--- Stored data ---

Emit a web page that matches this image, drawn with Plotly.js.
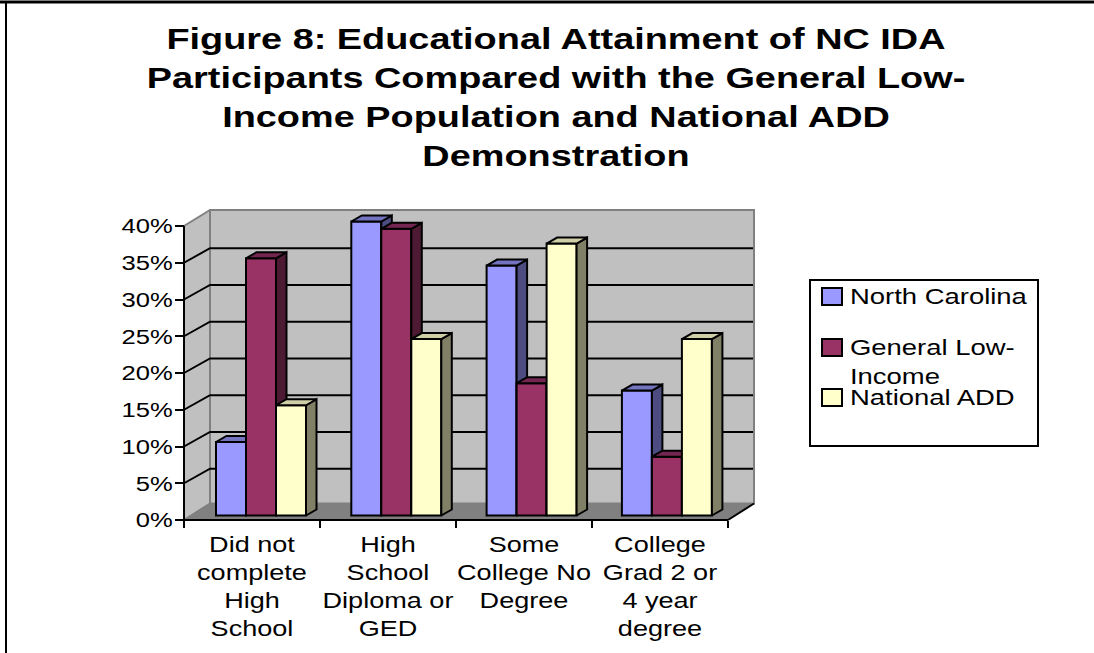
<!DOCTYPE html>
<html>
<head>
<meta charset="utf-8">
<script src="https://cdn.plot.ly/plotly-3.0.1.min.js"></script>
<style>html,body{margin:0;padding:0;background:#fff;overflow:hidden}</style>
</head>
<body>
<div id="chart" style="width:1094px;height:653px"></div>
<script>
// Educational attainment shares (percent) by group
const categories = [
  'Did not<br>complete<br>High<br>School',
  'High<br>School<br>Diploma or<br>GED',
  'Some<br>College No<br>Degree',
  'College<br>Grad 2 or<br>4 year<br>degree'
];
const northCarolina = [10, 40, 34, 17];
const generalLowIncome = [35, 39, 18, 8];
const nationalADD = [15, 24, 37, 24];
const seriesNames = ['North Carolina', 'General Low-<br>Income', 'National ADD'];
const percentTicks = [0, 5, 10, 15, 20, 25, 30, 35, 40];

const W = 1094, H = 653;
const FONT = 'Liberation Sans, Arial, sans-serif';

// Pixel frame of the front plane of the plot
const plot = {left: 184, right: 728, bottom: 520, top: 226};
const unitX = (plot.right - plot.left) / categories.length;
const unitY = (plot.bottom - plot.top) / 40;
const dx = px => px / unitX;
const dy = px => -px / unitY;
const xIdx = categories.map((_, i) => i);
const xMin = -0.5, xMax = categories.length - 0.5, yMax = 40;

// Depth of the walls, the gridlines and a bar, in pixels
const wallDepth = {x: 26, yTop: -16, yFloor: -16.5, yGrid: -14.5};
const barDepth = {x: 10.5, y: -6};

// Bars stand slightly inside the floor
const barUnitX = 135.3;
const barFrame = {left: 261 - 0.5 * barUnitX, bottom: 515.5};

// Front, side and top shades of each series
const faces = [
  {front: '#9999FF', side: '#4C4C80', top: '#7373BF', values: northCarolina},
  {front: '#993366', side: '#4D1A33', top: '#732650', values: generalLowIncome},
  {front: '#FFFFCC', side: '#808066', top: '#CFCFA8', values: nationalADD}
];
const barWidth = 30 / barUnitX;
const offsets = [-45 / barUnitX, -15 / barUnitX, 15 / barUnitX];

function poly(xs, ys, fill, line, width, axes) {
  return Object.assign({
    type: 'scatter', mode: 'lines', x: xs, y: ys,
    fill: fill ? 'toself' : 'none', fillcolor: fill || undefined,
    line: {color: line, width: width, simplify: false},
    hoverinfo: 'skip', showlegend: false
  }, axes || {xaxis: 'x', yaxis: 'y'});
}

const traces = [];
const wx = dx(wallDepth.x), wTop = dy(wallDepth.yTop), wFloor = dy(wallDepth.yFloor), wGrid = dy(wallDepth.yGrid);

// Back wall, side wall and floor
traces.push(poly([xMin + wx, xMax + wx, xMax + wx, xMin + wx, xMin + wx],
                 [wFloor, wFloor, yMax + wTop, yMax + wTop, wFloor], '#C0C0C0', '#808080', 2));
traces.push(poly([xMin, xMin + wx, xMin + wx, xMin, xMin],
                 [0, wFloor, yMax + wTop, yMax, 0], '#C0C0C0', '#808080', 2));
traces.push(poly([xMin, xMin + wx, xMax + wx, xMax, xMin],
                 [0, wFloor, wFloor, 0, 0], '#808080', '#808080', 1));

// Gridlines run along the side wall and across the back wall
const gx = [], gy = [];
percentTicks.filter(t => t > 0 && t < yMax).forEach(t => {
  gx.push(xMin, xMin + wx, xMax + wx - dx(1), null);
  gy.push(t, t + wGrid, t + wGrid, null);
});
traces.push(poly(gx, gy, null, '#000000', 2));
traces.push(poly([xMax, xMax + wx], [0, wFloor], null, '#000000', 2));
// Front axis lines
traces.push(poly([xMin, xMin, xMax], [yMax, 0, 0], null, '#000000', 2));

// Each series sits in its own overlapping subplot so the later series paint over
// the side faces of the earlier ones
const bx = barDepth.x / barUnitX, by = dy(barDepth.y);
faces.forEach((f, s) => {
  const axes = {xaxis: 'x' + (s + 2), yaxis: 'y' + (s + 2)};
  const sideX = [], sideY = [], topX = [], topY = [];
  f.values.forEach((v, i) => {
    const x0 = xIdx[i] + offsets[s], x1 = x0 + barWidth;
    sideX.push(x1, x1 + bx, x1 + bx, x1, x1, null);
    sideY.push(0, by, v + by, v, 0, null);
    topX.push(x0, x0 + bx, x1 + bx, x1, x0, null);
    topY.push(v, v + by, v + by, v, v, null);
  });
  traces.push(poly(sideX, sideY, f.side, '#000000', 2, axes));
  traces.push(poly(topX, topY, f.top, '#000000', 2, axes));
  traces.push(Object.assign({
    type: 'bar', x: xIdx, y: f.values, name: seriesNames[s].replace('<br>', ' '),
    width: barWidth, offset: offsets[s],
    marker: {color: f.front, line: {color: '#000000', width: 2}},
    hoverinfo: 'skip', showlegend: false
  }, axes));
});

// Subplots extend past the front plane so the depth faces stay inside the plot area
const pad = {left: 8, right: 40, bottom: 10, top: 40};
const baseDomainX = [(plot.left - pad.left) / W, (plot.right + pad.right) / W];
const baseDomainY = [(H - plot.bottom - pad.bottom) / H, (H - plot.top + pad.top) / H];
const barDomainX = [(barFrame.left - pad.left) / W, (barFrame.left + 4 * barUnitX + pad.right) / W];
const barDomainY = [(H - barFrame.bottom - pad.bottom) / H, (H - barFrame.bottom + yMax * unitY + pad.top) / H];

const layout = {
  width: W, height: H,
  margin: {l: 0, r: 0, t: 0, b: 0},
  paper_bgcolor: '#FFFFFF', plot_bgcolor: 'rgba(0,0,0,0)',
  font: {family: FONT, color: '#000000', size: 21.5},
  showlegend: false,
  title: {
    text: 'Figure 8: Educational Attainment of NC IDA<br>Participants Compared with the General Low-<br>Income Population and National ADD<br>Demonstration',
    font: {family: FONT, size: 30, color: '#000000', weight: 700},
    x: 556 / W, xanchor: 'center', y: 1 - 49 / H, yanchor: 'top'
  },
  xaxis: {
    domain: baseDomainX, range: [xMin - pad.left / unitX, xMax + pad.right / unitX],
    anchor: 'free', position: (H - plot.bottom) / H,
    tickmode: 'array', tickvals: xIdx, ticktext: categories,
    ticks: '', showgrid: false, zeroline: false, showline: false,
    minor: {tickmode: 'array', tickvals: [-0.5, 0.5, 1.5, 2.5, 3.5],
            ticks: 'outside', ticklen: 7, tickwidth: 2, tickcolor: '#000000', showgrid: false},
    tickangle: 0, tickfont: {size: 21.5}, ticklabelstandoff: 10, fixedrange: true
  },
  yaxis: {
    domain: baseDomainY, range: [-pad.bottom / unitY, yMax + pad.top / unitY],
    anchor: 'free', position: plot.left / W,
    tickmode: 'array', tickvals: percentTicks, ticktext: percentTicks.map(t => t + '%'),
    ticks: 'outside', ticklen: 9, tickwidth: 2, tickcolor: '#000000',
    showgrid: false, zeroline: false, showline: false,
    tickfont: {size: 21}, ticklabelstandoff: -2, fixedrange: true
  },
  shapes: [],
  annotations: []
};
faces.forEach((f, s) => {
  const n = s + 2;
  layout['xaxis' + n] = {domain: barDomainX, anchor: 'y' + n, visible: false, fixedrange: true,
    range: [xMin - pad.left / barUnitX, xMax + (541.2 / barUnitX - 4) + pad.right / barUnitX]};
  layout['yaxis' + n] = {domain: barDomainY, anchor: 'x' + n, visible: false, fixedrange: true,
    range: [-pad.bottom / unitY, yMax + pad.top / unitY]};
});

// Frame: top and left rules only
const pxX = x => x / W, pxY = y => 1 - y / H;
layout.shapes.push({type: 'line', xref: 'paper', yref: 'paper',
  x0: 0, x1: 1, y0: pxY(2), y1: pxY(2), line: {color: '#000000', width: 3}, layer: 'above'});
layout.shapes.push({type: 'line', xref: 'paper', yref: 'paper',
  x0: pxX(6), x1: pxX(6), y0: pxY(2), y1: 0, line: {color: '#000000', width: 2}, layer: 'above'});

// Legend box, swatches and labels
const legendBox = {l: 810, r: 1038, t: 280, b: 446};
const legendRows = [297, 348, 398];
const legendTextY = [296, 362, 397];
layout.shapes.push({type: 'rect', xref: 'paper', yref: 'paper',
  x0: pxX(legendBox.l), x1: pxX(legendBox.r), y0: pxY(legendBox.t), y1: pxY(legendBox.b),
  line: {color: '#000000', width: 2}, fillcolor: '#FFFFFF', layer: 'above'});
faces.forEach((f, s) => {
  layout.shapes.push({type: 'rect', xref: 'paper', yref: 'paper',
    x0: pxX(822), x1: pxX(842), y0: pxY(legendRows[s] - 9), y1: pxY(legendRows[s] + 8),
    line: {color: '#000000', width: 2}, fillcolor: f.front, layer: 'above'});
  layout.annotations.push({xref: 'paper', yref: 'paper', x: pxX(848), y: pxY(legendTextY[s]),
    xanchor: 'left', yanchor: 'middle', align: 'left', showarrow: false,
    text: seriesNames[s], font: {family: FONT, size: 22.5, color: '#000000'}});
});

// The type is set slightly wide: widen each text element about its anchor
function widen(selector, factor, anchor) {
  document.querySelectorAll(selector).forEach(el => {
    const b = el.getBBox();
    const cx = anchor === 'left' ? b.x : anchor === 'right' ? b.x + b.width : b.x + b.width / 2;
    const old = el.getAttribute('transform') || '';
    el.setAttribute('transform', `${old} translate(${cx},0) scale(${factor},1) translate(${-cx},0)`);
  });
}

Plotly.newPlot('chart', traces, layout, {displayModeBar: false, staticPlot: true}).then(() => {
  widen('.gtitle', 1.263, 'center');
  widen('.xtick text', 1.26, 'center');
  widen('.ytick text', 1.22, 'right');
  widen('.annotation-text', 1.22, 'left');
});
</script>
</body>
</html>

---

▶ The problem: Which lines of the data above contain "with"? Copy each one.

▶ Exercise result:
Emit a web page that matches this image, drawn with Plotly.js.
    text: 'Figure 8: Educational Attainment of NC IDA<br>Participants Compared with the General Low-<br>Income Population and National ADD<br>Demonstration',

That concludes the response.